The Merchant of Venice

Merchant of Venice

I watched this 2004 adaptation by Michael Radford today. It’s the one with Al Pacino as Shylock and Jeremy Irons as the titular merchant, Antonio. It’s not a play I’m familiar with – though of course I know it by reputation – so I was very pleasantly surprised by the sheer breadth of emotions it evoked. Famous for its gruesome premise, I didn’t expect a “comedy”, but this was how it was originally billed. Then again, the original meaning of comedy was not “funny film”, but a distinction from tragedy or history. “Drama” would probably be the billing it would get these days – though there’s a rich vein of warm wit running through it, which lifts it from its sadder moments.

Joseph Fiennes is an endearing Bassanio – the one for whom Antonio takes out the loan. The pair are as close as two friends can be without actually being married to each other. Bassanio wants to borrow the money to travel to propose to Portia (Lynn Collins), but Antonio’s funds are tied up in foreign investments so he borrows the cash from Jewish moneylender Shylock. The problem is that Antonio, for all his virtues, is a raging antisemite and has been pretty vicious to Shylock in the past. Therefore, Shylock cuts him a deal: he’ll lend him the money, interest-free, but if he defaults on the loan he’ll demand a pound of his flesh. Thinking he can’t possibly miss the payment, Antonio agrees.

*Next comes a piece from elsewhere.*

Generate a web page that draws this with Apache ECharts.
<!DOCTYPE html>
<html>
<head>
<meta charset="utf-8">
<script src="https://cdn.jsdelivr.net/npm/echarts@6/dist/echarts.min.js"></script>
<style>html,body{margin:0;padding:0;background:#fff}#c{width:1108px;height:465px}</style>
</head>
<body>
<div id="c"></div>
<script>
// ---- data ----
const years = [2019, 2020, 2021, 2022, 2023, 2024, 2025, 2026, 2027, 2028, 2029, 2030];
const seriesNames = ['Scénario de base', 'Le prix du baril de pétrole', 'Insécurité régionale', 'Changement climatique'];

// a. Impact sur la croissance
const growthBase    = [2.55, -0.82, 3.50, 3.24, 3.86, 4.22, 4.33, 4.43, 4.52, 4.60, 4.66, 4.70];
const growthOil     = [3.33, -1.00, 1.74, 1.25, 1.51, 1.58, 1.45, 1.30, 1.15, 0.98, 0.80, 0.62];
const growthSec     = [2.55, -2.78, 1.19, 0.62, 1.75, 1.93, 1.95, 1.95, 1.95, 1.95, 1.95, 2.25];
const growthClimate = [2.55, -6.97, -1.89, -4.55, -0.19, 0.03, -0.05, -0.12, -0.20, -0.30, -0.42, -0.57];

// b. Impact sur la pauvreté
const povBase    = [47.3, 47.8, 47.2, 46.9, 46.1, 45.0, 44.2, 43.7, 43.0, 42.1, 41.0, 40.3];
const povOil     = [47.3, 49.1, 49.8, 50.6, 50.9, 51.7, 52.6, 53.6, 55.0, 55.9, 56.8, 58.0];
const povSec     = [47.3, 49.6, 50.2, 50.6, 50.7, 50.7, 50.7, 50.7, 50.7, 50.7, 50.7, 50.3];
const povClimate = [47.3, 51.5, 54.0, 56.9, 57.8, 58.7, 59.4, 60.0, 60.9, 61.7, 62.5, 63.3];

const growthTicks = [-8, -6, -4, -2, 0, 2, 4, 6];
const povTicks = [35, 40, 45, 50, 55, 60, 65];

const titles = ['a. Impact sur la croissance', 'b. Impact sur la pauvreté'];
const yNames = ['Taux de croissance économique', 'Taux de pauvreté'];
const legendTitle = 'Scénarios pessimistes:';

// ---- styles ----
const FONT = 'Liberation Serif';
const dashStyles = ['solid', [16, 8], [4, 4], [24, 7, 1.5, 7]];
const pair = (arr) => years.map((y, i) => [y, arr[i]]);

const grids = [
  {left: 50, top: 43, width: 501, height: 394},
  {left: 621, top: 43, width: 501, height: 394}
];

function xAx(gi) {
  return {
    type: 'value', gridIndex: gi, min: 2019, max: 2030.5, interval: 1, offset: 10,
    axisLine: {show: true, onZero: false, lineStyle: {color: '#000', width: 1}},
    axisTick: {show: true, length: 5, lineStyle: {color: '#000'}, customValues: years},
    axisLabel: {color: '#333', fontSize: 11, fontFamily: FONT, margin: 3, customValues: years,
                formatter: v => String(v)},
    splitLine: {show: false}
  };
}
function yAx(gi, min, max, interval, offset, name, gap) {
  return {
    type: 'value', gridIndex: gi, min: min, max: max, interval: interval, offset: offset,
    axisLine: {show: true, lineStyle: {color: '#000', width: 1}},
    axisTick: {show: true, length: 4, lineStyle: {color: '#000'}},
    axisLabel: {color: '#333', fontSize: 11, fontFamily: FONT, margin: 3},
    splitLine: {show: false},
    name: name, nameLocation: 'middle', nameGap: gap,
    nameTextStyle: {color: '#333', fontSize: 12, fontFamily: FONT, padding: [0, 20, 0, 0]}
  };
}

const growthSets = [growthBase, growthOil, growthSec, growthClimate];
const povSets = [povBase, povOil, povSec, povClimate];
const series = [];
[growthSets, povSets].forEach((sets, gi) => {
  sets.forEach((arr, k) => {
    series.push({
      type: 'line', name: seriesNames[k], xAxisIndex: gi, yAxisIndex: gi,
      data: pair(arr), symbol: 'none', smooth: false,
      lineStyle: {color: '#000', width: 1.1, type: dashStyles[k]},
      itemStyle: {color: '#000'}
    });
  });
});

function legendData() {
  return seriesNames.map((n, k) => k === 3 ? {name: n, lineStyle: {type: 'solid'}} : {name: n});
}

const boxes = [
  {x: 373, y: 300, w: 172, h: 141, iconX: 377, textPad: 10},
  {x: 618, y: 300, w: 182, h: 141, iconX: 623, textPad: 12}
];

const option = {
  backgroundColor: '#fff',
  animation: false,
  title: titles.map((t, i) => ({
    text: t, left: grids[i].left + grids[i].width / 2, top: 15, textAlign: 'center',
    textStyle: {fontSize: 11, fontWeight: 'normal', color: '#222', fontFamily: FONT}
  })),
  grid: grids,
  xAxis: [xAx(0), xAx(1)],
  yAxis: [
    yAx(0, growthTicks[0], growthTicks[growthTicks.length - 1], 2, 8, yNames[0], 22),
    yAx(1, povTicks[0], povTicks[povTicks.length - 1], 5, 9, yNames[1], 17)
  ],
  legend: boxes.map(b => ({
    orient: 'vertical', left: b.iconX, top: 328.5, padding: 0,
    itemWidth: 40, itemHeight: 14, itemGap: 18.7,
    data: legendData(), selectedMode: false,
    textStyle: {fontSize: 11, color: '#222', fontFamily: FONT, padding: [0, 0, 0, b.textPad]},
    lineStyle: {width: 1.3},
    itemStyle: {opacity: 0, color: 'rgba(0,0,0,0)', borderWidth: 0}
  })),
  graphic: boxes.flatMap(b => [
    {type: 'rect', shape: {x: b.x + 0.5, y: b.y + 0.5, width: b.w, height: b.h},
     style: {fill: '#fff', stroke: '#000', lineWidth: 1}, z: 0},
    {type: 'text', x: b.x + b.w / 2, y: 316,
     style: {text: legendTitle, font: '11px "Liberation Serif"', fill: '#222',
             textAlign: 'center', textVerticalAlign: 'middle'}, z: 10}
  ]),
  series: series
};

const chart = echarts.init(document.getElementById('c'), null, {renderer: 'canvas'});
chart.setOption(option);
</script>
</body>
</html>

Bassanio leaves, but faces a problem with Portia: in her father’s will, any suitor must choose correctly from one of three caskets and the wrong choice means he cannot marry her. Meanwhile, Lorenzo (a Christian friend of Antonio) has fallen in love with Shylock’s daughter, and she runs away to be with him. Her subsequent conversion is seen as a double-betrayal by her father, whose hatred for Antonio intensifies. When Antonio’s investments fail and he misses the payment, Shylock takes him to court to sue for a very literal pound of flesh – to be cut from his heart.

As Bassanio rushes back for a courtroom battle for his friend’s life, Portia comes to the rescue in a most unexpected way.

Of course the performances are fantastic, but what I loved most is how “real” the characters were. Shylock is no monster but a man driven desperate by grief and justifiable rage – though his lack of compassion makes him behave monstrously. Antonio is a man made thoughtless by prejudice and foolish by love. Bassanio had squandered his own fortune, putting his friend’s life at risk in the process, and Jessica was pretty mean to have stolen most of her dad’s fortune (including one of his most treasured possessions) before running out on him. The only through-and-through heroic characters are Portia – a kind, extremely clever and resourceful woman who comes to the rescue of the man in distress – and her loyal maid Nerissa.

So it’s to the film’s credit that I managed to shed tears for both Shylock and Antonio, and care very much what happened to the others, in spite of their flaws. It’s beautifully filmed and directed, and the superb acting brings to life the centuries-old dialogue in a way that is easy to understand, and – crucially – be enchanted by.